Martel lays the foundation for the tale with the words, "I have a story that will make you believe in God." So much is encompassed in that one sentence; it seems to tell us in advance that the story we are about to read will either move us or frustrate us beyond definition - as religion often does - and that we will many times find ourselves at a crossroads of faith. Faith is itself a main character, a survivor on that lifeboat, but the shape it takes in here is one of the most beautiful and, I think, most enchanting interpretations I've experienced. In the early chapters of the book we learn of Pi's unconventional spiritual leanings: towards that of Hinduism, Christianity, and Islam. He lays his imaginative and ever-loving heart before the reader when, at the furrowed brows of his earthbound leaders – father, priest, imam, and pujari - young Pi simply says, "I just want to love God!" He does; and as his capacity for love transcends religious confines so does it transcend the hopelessness of tragedy and the chaos of desperation. In this alone, Pi and his story would be enough, but through Pi's narrative Martel explores faith and life and love even further, shifting from witty to philosophical, from real to surreal. Within this intricate tapestry of art is the power to impact a reader’s life, the sort of impact we readers quest for every time we open a book.

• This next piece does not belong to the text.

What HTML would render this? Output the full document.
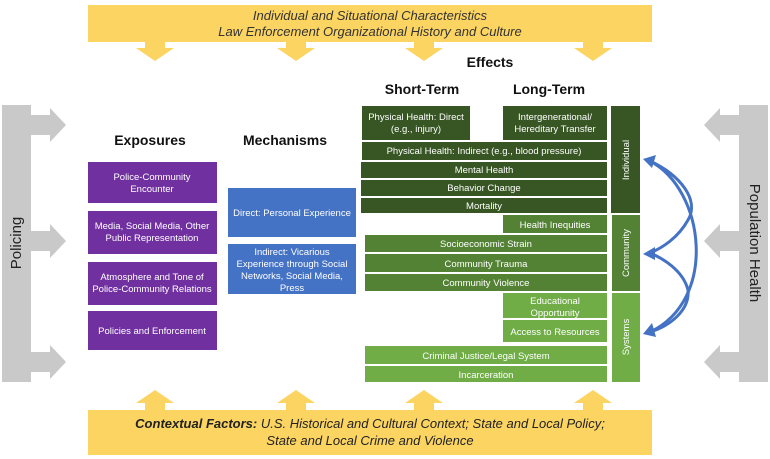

Much of the novel exists with only Pi and the tiger (whose name, with an ecstatic sense of rightness, is Richard Parker), but through their interactions, the settings of territory and the solid language of emotion, the two pack more life into several hundred pages than I would have imagined possible. Martel heaps so much love and earnest heart into Pi’s narrative voice that the reader feels locked into this powerful, uneasy friendship of man and beast. Despite the abundance of violence between creatures (some reluctantly inflicted by devout vegetarian Pi), what struck me in the end was that I've rarely read such emotional and breathtaking writing about animals. The tremors of a ship rat clinging to safety in fear; the quiet, noble pain of the injured zebra; the gently quizzical nature of a contented meerkat; each comes to exotic life through Martel’s prose, which is fearless in its imaginative daring.
By the end of the book the reader is given a crossroads of belief, an opportunity to take a path obscured by the bramble of imagination, or one that offers the clarity of practicality. As the unforgettable narrator wisely observes, “Faith in God is an opening up, a letting go, a deep trust, a free act of love.” So it is with getting lost in a good story.
Life of Pi was my July pick for the TBR Pile Challenge, and it didn't disappoint. I've kept myself distanced from the book and it's film adaptation (something I hope to remedy soon) so I wouldn't have much to influence the experience. When I finished reading I went to its Goodreads page and browsed other reviews - it never fails to amaze me when I see such a wild fluctuation from two- to five-star reviews. Just further proof of the subjective nature of books!